● Exercise aim: Beneath this line are entries. Copy the range from the line with "Emit a web page" to the line with "const gapText = ['$1.2bn', 'financing", ends included, exactly; leave pictures out.

Records from a dataset:
■ ■ ■ ■

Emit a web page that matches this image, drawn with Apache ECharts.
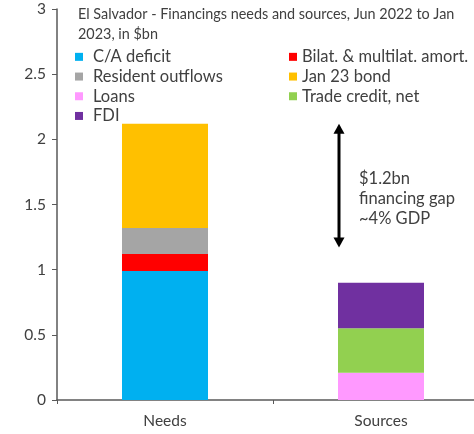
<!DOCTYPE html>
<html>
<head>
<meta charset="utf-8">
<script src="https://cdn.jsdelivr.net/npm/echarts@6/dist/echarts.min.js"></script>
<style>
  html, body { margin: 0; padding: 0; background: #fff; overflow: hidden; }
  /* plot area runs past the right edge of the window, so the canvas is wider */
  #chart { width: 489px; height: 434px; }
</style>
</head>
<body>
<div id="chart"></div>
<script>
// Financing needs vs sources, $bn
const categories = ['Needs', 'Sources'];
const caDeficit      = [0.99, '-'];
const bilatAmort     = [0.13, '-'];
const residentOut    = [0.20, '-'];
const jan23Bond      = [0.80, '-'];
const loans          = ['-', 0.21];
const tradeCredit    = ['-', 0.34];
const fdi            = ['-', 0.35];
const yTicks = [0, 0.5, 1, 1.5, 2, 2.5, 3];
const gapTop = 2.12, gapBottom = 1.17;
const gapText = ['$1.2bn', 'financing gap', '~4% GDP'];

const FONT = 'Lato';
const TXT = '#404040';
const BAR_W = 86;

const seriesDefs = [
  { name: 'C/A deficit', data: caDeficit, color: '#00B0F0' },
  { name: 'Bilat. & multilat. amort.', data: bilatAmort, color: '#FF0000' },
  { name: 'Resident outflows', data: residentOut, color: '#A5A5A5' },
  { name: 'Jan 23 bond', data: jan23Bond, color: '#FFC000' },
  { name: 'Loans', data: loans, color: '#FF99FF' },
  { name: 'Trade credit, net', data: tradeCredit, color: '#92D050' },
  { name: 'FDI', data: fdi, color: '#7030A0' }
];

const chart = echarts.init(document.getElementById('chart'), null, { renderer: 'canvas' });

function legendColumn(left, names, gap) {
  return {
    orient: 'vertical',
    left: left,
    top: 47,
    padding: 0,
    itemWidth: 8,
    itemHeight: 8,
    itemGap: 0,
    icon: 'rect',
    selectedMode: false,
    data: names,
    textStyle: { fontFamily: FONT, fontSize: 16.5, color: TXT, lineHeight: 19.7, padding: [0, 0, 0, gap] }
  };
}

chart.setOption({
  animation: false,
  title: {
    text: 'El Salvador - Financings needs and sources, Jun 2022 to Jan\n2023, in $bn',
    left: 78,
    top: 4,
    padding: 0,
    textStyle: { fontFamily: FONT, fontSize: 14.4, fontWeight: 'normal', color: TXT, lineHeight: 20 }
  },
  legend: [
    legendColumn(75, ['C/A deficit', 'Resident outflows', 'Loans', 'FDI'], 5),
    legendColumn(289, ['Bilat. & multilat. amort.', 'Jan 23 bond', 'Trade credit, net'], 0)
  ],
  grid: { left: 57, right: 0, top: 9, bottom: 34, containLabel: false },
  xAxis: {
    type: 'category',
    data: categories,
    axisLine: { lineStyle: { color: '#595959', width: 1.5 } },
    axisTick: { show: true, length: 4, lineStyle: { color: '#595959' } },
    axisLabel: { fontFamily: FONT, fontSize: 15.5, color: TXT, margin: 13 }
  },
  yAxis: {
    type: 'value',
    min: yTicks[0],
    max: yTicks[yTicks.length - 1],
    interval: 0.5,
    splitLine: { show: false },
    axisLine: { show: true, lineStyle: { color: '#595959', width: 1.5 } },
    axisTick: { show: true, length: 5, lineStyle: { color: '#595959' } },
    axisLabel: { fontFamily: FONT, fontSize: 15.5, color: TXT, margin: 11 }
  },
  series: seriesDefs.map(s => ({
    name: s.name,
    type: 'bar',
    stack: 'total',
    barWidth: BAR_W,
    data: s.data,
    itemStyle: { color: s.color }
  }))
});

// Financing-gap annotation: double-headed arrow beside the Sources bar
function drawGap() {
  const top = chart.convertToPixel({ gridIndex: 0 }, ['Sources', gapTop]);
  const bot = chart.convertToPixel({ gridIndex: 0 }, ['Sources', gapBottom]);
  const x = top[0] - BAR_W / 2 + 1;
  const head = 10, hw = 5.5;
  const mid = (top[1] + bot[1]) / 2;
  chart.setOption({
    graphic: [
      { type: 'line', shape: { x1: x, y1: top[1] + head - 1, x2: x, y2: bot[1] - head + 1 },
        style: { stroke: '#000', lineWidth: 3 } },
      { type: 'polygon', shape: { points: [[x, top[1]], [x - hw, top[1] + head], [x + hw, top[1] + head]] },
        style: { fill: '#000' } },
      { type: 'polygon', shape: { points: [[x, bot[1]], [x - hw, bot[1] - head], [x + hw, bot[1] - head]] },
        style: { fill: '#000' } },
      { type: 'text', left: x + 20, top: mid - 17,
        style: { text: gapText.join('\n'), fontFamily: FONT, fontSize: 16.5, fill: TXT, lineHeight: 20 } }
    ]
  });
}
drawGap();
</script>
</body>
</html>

■ ■ ■ ■

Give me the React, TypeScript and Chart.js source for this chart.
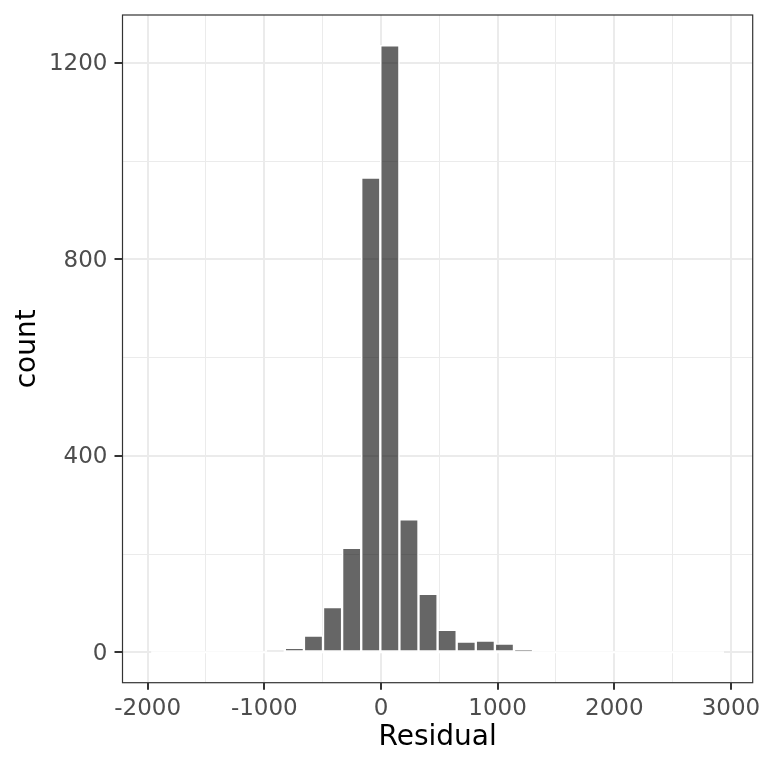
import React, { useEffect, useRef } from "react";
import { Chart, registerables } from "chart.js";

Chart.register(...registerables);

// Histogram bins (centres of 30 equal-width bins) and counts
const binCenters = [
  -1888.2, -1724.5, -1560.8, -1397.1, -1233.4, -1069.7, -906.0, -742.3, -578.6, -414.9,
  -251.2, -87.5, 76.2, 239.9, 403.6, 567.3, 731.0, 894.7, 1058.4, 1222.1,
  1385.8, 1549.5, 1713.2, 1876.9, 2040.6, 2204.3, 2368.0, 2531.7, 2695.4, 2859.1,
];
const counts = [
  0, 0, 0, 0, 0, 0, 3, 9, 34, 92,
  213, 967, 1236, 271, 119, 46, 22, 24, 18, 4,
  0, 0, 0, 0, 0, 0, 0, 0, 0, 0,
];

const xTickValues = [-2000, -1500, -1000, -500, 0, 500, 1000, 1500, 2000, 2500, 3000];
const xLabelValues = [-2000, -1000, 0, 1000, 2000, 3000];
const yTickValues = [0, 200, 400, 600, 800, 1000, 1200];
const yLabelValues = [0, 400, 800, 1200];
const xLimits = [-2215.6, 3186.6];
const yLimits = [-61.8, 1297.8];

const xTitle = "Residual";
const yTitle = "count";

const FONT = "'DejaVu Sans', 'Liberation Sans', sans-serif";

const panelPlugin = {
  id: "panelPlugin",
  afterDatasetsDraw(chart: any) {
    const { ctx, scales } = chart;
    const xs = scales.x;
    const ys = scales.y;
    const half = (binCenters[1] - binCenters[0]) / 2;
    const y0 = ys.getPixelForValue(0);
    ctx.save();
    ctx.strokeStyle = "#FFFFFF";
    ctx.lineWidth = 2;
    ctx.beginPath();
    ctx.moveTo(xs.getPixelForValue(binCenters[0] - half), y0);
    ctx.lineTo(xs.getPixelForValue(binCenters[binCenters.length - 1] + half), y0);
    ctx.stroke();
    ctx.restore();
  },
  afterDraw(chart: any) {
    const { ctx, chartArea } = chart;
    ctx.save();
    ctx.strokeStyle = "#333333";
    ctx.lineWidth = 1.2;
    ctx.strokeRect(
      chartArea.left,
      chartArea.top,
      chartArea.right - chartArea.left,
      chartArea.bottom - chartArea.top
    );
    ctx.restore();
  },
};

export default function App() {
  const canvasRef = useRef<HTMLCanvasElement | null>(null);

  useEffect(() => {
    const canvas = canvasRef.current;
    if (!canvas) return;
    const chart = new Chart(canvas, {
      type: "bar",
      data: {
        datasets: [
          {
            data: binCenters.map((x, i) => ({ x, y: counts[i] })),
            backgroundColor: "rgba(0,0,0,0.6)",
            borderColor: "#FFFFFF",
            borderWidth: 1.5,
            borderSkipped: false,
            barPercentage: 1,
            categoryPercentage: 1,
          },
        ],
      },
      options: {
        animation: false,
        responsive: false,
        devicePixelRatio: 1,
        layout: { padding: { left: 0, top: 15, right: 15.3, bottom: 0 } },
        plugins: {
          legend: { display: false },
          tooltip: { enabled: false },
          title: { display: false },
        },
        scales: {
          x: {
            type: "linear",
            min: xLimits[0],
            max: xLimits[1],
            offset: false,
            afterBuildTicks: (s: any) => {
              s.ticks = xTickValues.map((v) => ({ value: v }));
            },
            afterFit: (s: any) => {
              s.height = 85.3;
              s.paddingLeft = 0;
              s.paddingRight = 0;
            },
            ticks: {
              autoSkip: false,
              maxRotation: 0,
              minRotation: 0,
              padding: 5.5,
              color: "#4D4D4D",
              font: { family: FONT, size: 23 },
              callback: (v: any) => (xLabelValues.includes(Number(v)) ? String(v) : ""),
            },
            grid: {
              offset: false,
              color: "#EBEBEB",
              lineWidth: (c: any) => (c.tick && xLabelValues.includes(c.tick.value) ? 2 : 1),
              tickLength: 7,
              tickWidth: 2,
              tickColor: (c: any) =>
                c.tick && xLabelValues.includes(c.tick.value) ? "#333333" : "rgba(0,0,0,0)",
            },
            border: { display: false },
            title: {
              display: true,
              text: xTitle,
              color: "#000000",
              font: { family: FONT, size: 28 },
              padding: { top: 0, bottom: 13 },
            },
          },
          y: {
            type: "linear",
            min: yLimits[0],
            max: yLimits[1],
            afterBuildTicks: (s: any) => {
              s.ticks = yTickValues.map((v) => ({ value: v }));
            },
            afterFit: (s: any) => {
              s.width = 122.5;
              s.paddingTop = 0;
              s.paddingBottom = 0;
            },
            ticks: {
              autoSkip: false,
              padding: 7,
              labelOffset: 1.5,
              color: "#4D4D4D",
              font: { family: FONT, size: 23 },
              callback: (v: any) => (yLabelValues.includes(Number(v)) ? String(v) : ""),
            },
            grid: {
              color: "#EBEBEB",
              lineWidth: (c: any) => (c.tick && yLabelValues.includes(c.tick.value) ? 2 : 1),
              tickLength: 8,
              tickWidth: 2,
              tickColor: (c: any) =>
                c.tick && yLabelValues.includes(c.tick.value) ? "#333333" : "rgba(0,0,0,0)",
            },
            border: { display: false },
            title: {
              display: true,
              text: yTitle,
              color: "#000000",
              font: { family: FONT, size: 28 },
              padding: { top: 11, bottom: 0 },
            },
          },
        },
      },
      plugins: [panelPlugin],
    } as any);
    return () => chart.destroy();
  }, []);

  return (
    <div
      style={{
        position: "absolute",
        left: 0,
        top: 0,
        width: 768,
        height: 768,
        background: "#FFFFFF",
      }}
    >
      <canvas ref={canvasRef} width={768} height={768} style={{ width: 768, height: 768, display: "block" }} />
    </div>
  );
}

■ ■ ■ ■

● Correct response:
Emit a web page that matches this image, drawn with Apache ECharts.
<!DOCTYPE html>
<html>
<head>
<meta charset="utf-8">
<script src="https://cdn.jsdelivr.net/npm/echarts@6/dist/echarts.min.js"></script>
<style>
  html, body { margin: 0; padding: 0; background: #fff; overflow: hidden; }
  /* plot area runs past the right edge of the window, so the canvas is wider */
  #chart { width: 489px; height: 434px; }
</style>
</head>
<body>
<div id="chart"></div>
<script>
// Financing needs vs sources, $bn
const categories = ['Needs', 'Sources'];
const caDeficit      = [0.99, '-'];
const bilatAmort     = [0.13, '-'];
const residentOut    = [0.20, '-'];
const jan23Bond      = [0.80, '-'];
const loans          = ['-', 0.21];
const tradeCredit    = ['-', 0.34];
const fdi            = ['-', 0.35];
const yTicks = [0, 0.5, 1, 1.5, 2, 2.5, 3];
const gapTop = 2.12, gapBottom = 1.17;
const gapText = ['$1.2bn', 'financing gap', '~4% GDP'];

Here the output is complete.